__Aim__
Using the data below, determine the number of lines that include the string "with". Write only that number.

__Supplied data__
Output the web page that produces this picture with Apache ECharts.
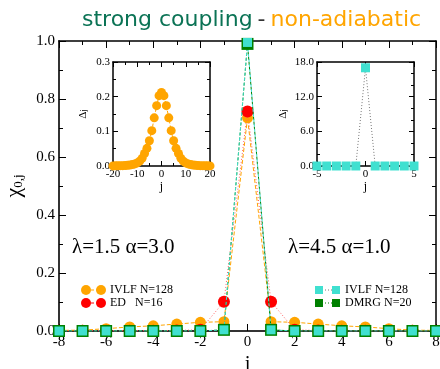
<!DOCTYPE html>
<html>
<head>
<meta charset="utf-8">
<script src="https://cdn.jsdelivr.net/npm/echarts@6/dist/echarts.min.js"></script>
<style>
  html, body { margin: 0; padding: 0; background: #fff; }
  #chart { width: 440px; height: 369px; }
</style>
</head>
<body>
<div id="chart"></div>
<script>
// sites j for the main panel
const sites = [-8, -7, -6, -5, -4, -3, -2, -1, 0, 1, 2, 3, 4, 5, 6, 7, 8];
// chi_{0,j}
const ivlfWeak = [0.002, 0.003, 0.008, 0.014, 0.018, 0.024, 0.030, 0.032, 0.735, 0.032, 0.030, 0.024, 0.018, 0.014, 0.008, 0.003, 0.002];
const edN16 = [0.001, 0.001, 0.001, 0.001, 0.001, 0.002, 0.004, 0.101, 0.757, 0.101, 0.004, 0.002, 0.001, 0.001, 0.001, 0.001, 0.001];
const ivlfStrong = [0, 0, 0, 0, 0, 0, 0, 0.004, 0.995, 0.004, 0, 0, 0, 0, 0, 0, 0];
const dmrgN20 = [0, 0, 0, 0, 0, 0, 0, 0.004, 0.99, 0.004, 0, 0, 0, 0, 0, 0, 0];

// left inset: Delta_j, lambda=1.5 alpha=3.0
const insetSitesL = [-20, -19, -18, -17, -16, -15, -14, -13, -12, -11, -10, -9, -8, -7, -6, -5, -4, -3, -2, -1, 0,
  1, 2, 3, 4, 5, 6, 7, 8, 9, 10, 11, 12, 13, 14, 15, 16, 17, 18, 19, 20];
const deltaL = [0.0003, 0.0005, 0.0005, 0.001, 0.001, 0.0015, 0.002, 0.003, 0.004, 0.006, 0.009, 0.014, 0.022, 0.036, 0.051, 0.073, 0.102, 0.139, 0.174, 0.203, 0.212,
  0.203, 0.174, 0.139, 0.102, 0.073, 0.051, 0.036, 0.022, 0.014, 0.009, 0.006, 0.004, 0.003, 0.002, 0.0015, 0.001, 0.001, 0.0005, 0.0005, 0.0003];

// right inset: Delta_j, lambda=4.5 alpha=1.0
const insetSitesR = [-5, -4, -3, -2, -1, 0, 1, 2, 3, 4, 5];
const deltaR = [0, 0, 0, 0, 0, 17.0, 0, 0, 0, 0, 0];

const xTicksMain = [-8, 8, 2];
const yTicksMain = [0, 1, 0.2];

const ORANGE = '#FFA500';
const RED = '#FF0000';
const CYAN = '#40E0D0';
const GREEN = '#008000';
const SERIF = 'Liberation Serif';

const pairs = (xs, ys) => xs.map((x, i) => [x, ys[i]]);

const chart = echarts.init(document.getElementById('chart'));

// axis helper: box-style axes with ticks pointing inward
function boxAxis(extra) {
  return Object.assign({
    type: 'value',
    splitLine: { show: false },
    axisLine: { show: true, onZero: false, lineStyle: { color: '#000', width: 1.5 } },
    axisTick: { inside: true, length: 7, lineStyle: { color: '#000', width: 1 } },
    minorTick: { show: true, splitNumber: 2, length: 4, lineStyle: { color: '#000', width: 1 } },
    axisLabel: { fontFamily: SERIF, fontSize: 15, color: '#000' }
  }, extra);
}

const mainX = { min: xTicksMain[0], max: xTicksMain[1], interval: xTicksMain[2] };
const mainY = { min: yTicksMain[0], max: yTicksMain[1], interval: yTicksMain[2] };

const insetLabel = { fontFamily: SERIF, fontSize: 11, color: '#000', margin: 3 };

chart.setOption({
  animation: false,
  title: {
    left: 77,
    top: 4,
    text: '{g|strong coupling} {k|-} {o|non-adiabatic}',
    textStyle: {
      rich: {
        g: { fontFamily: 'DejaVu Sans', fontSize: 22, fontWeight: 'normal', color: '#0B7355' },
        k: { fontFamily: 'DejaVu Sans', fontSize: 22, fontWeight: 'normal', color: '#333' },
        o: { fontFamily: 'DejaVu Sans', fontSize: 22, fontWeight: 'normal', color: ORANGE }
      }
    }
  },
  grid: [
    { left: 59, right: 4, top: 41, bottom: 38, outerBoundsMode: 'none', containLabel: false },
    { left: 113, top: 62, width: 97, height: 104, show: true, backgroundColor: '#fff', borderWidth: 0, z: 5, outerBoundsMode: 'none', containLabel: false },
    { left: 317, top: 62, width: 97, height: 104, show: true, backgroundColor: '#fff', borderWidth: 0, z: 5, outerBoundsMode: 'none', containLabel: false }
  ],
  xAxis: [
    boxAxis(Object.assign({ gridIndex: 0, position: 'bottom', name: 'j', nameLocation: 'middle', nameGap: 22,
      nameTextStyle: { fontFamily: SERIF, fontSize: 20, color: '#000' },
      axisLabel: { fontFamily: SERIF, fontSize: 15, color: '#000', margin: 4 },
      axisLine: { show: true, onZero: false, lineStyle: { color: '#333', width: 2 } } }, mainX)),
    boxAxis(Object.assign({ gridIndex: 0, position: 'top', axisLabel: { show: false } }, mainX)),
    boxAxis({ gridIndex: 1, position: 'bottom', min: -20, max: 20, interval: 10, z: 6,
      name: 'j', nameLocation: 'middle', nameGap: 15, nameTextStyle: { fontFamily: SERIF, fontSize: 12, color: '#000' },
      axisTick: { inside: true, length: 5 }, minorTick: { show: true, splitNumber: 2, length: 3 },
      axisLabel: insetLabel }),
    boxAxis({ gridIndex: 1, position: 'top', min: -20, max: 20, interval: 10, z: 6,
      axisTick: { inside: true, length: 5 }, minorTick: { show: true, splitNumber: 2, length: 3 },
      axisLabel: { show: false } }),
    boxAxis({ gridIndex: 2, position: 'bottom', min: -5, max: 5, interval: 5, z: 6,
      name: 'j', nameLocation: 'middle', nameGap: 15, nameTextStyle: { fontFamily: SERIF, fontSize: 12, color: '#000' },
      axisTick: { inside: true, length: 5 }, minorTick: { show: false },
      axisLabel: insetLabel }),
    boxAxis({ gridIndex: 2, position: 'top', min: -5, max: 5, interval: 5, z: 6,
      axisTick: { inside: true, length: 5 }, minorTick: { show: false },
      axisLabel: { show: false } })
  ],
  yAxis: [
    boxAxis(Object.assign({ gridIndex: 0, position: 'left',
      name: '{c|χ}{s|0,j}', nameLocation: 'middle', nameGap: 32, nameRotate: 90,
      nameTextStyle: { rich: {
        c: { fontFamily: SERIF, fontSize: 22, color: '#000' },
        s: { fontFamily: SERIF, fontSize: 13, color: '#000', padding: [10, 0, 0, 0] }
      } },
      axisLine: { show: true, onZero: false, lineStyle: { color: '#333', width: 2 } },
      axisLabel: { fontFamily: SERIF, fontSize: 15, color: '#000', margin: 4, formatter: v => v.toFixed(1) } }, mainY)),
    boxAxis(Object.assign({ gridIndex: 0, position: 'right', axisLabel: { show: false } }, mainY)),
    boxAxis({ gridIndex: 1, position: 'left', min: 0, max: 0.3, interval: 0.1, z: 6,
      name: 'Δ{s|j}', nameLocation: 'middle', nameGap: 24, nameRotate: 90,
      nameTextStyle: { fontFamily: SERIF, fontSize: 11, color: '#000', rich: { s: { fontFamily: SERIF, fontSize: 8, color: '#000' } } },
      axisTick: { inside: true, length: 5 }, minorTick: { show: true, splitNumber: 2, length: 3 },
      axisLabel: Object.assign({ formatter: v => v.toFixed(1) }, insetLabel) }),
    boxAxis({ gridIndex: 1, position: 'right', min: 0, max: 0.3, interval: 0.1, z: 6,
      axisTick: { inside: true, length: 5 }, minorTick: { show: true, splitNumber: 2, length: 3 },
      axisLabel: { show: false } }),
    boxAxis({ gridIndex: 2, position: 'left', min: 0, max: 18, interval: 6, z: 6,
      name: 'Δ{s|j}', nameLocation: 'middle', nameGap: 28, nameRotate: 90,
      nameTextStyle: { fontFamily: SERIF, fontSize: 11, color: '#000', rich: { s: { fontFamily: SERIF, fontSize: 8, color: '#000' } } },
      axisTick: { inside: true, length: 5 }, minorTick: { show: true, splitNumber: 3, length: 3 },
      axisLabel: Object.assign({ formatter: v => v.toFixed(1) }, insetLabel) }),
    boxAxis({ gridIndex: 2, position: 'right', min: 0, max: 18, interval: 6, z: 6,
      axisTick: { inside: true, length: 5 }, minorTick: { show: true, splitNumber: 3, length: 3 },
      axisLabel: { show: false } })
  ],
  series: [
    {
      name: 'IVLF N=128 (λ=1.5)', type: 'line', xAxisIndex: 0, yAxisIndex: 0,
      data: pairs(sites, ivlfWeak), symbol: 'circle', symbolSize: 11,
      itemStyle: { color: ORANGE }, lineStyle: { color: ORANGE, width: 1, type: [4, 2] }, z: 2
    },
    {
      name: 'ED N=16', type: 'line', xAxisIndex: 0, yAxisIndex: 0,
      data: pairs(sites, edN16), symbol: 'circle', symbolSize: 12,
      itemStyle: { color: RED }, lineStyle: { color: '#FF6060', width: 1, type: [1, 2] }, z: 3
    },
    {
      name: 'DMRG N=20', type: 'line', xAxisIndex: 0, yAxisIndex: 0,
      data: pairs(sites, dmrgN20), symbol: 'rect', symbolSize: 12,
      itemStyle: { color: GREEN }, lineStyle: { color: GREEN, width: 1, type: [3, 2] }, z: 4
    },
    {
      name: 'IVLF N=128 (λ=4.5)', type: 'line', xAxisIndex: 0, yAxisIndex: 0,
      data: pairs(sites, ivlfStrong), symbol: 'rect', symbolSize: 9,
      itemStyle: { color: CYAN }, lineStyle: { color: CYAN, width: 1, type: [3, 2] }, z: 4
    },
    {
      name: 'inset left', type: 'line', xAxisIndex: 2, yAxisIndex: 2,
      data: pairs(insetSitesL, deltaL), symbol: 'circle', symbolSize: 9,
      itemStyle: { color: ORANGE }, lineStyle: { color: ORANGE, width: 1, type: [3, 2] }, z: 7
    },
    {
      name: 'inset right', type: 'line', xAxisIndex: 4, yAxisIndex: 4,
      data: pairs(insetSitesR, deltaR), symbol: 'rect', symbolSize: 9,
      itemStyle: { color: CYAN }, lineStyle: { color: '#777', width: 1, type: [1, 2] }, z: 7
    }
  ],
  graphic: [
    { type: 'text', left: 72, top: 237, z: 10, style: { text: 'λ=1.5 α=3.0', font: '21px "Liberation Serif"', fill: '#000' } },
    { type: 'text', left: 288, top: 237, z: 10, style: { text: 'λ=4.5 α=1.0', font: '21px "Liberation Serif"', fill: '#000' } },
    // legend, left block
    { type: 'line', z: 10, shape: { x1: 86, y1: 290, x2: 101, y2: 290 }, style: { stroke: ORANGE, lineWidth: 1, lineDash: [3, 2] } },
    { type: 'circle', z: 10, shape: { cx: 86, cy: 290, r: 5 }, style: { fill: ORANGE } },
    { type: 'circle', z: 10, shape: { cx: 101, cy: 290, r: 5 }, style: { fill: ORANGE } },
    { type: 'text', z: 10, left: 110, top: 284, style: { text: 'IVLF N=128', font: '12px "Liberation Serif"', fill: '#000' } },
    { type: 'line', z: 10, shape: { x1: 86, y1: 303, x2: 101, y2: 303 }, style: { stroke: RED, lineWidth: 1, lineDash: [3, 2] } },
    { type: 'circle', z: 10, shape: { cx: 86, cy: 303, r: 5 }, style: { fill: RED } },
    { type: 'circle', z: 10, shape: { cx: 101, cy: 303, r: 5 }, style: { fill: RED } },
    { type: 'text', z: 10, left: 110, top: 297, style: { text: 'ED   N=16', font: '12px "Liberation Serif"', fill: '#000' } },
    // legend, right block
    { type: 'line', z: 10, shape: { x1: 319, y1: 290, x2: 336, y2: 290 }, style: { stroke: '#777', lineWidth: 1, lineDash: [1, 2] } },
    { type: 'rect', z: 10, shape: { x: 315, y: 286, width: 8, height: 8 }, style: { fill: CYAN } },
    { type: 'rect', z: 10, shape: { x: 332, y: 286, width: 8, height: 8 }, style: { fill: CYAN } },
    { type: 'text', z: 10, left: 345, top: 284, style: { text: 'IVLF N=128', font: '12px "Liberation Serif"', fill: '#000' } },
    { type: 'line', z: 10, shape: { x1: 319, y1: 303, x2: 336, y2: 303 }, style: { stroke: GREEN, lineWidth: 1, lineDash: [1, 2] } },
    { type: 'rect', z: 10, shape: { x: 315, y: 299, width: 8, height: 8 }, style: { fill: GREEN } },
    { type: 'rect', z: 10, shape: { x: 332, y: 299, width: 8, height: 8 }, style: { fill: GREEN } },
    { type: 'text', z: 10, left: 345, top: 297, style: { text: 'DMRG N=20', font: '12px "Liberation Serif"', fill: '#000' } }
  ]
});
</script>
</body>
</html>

__Expected output__
2